The days of 401(k) plans being managed by human resources executives inexperienced in orchestrating investment decisions may soon be over. Ninety-four percent of senior executives at 125 companies surveyed by Cowden Associates said they are involved in selecting and monitoring fund companies, administrators and options in their company’s 401(k) plan, and scrutinizing fees.

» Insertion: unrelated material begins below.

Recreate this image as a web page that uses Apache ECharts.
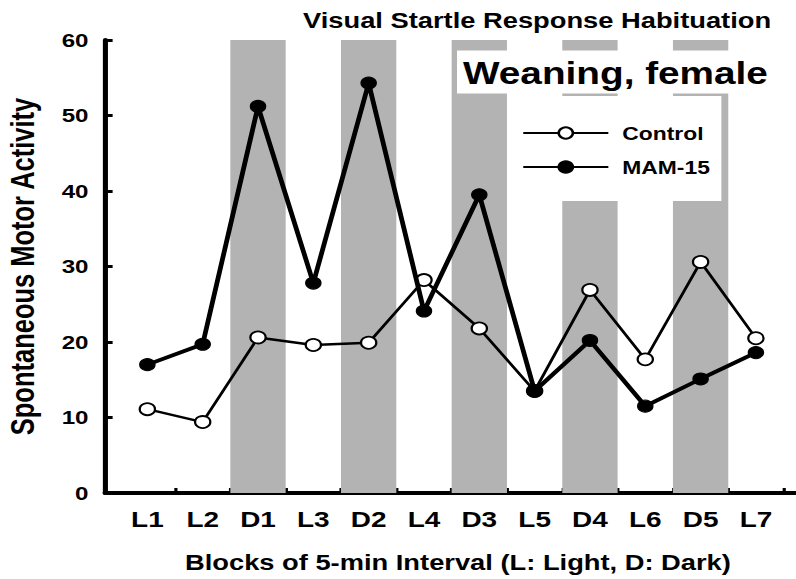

That’s up significantly from only 30% in 2007.


“Recent legislation, including the Pension Protection Act and the Supreme Court’s ruling that individuals can sue defined-contribution plan sponsors who mismanage their funds, has been a real wake-up call for plan sponsors," said Jim Bartoszewicz, executive vice president of Cowden’s defined contribution and investment advisory services. “In just one year, we’re seeing a significant shift in the way defined-contribution plans are managed.”


Senior executives are getting formally involved by sitting on their firms’ investment/retirement committees.


The survey also found an increase in the number of sponsors who automatically enroll employees from 16% in 2007 to 25% last year, and the number that automatically increase contribution levels was 10% in 2008, up from 7% in 2007.


“One clear goal of the Pension Protection Act was to increase the savings rate in defined-contribution plans by encouraging plan sponsors to automatically enroll employees in their plan and to automatically increase the participant’s deferral rates,” Bartoszewicz said. “We’re seeing a modest increase in both areas.”


Still, the survey found areas for improvement. Forty one percent did not know what their investment policy statement (IPS) contained. While that is down from 52% the previous year, it is still a disconcerting figure since the IPS spells out a plan’s investment objectives, according to Cowden. Further, 25% said their company didn’t have an IPS.